Ms. Sweet testified on Mr. Schneider’s behalf. Ms. Sweet indicated she and Mr. Schneider traveled to the BMV in Mount Vernon to meet her niece in order to transfer a vehicle into her niece’s name. Ms. Sweet stated she and Mr. Schneider borrowed his brother’s vehicle that morning and, while Mr. Schneider was getting ready, she put the drugs into the car. Ms. Sweet added Mr. Schneider specifically told her not to have drugs in his brother’s vehicle. Ms. Sweet admitted she was involved in a similar incident in which she had drugs in her vehicle, the vehicle was impounded, and she was ultimately sentenced to prison. Ms. Sweet insisted Mr. Schneider had no knowledge that narcotics were in the vehicle. She added the drug paraphernalia also belonged to her. On cross-examination, Ms. Sweet acknowledged she was not permitted to have the vehicle in her own name due to an outstanding warrant. When asked, “So you came up here specifically to perpetrate a fraud on the BMV by putting the vehicle in [your niece’s] name because you couldn’t have it in your name,” Ms. Sweet responded, “I suppose.”

Guilty on All Counts

After hearing all the evidence and deliberating, the jury found Mr. Schneider guilty of aggravated possession of drugs (Count One), aggravated trafficking in drugs (Count Two), possession of heroin (Count Three), possessing drug abuse instruments (Count Four), and illegal use or possession of drug paraphernalia (Count Five). The trial court conducted a sentencing hearing on December 15, 2022. The trial court merged Count One with Count Two and Count Three with Count Four for purposes of sentencing. The trial court ordered Mr. Schneider serve an indefinite term of imprisonment of a minimum of five years to a maximum of seven and one-half years on Count Two, a definite term of imprisonment of 30 months on Count Four, and a definite term of imprisonment of three (3) months on Count Five, to be served concurrently. The trial court also imposed fines, but vacated such due to Mr. Schneider’s indigency. The trial court memorialized Mr. Schneider’s sentence via Sentencing Entry filed December 20, 2022.

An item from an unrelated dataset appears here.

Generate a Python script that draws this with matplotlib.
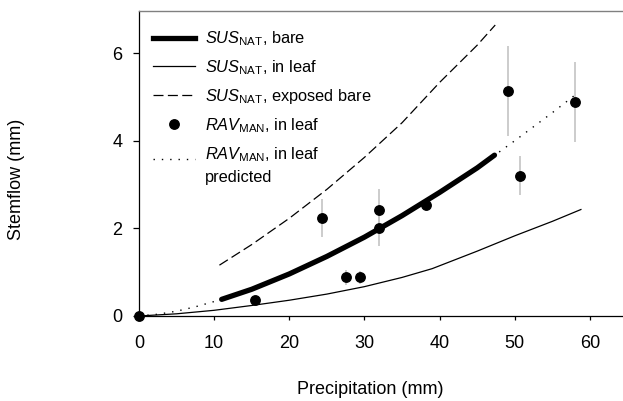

Mr. Schneider Claims He Lacked Possession of the Narcotics Nestled Next to His Prescription Bottle and His W-2

Mr. Schneider argues he was merely a passenger in a vehicle he did not own, and Ms. Sweet, the driver, testified Mr. Schneider did not have knowledge of the narcotics or drug paraphernalia found in the vehicle. Mr. Schneider concludes there was no evidence to support a finding he knowingly possessed or trafficked the narcotics. We disagree. 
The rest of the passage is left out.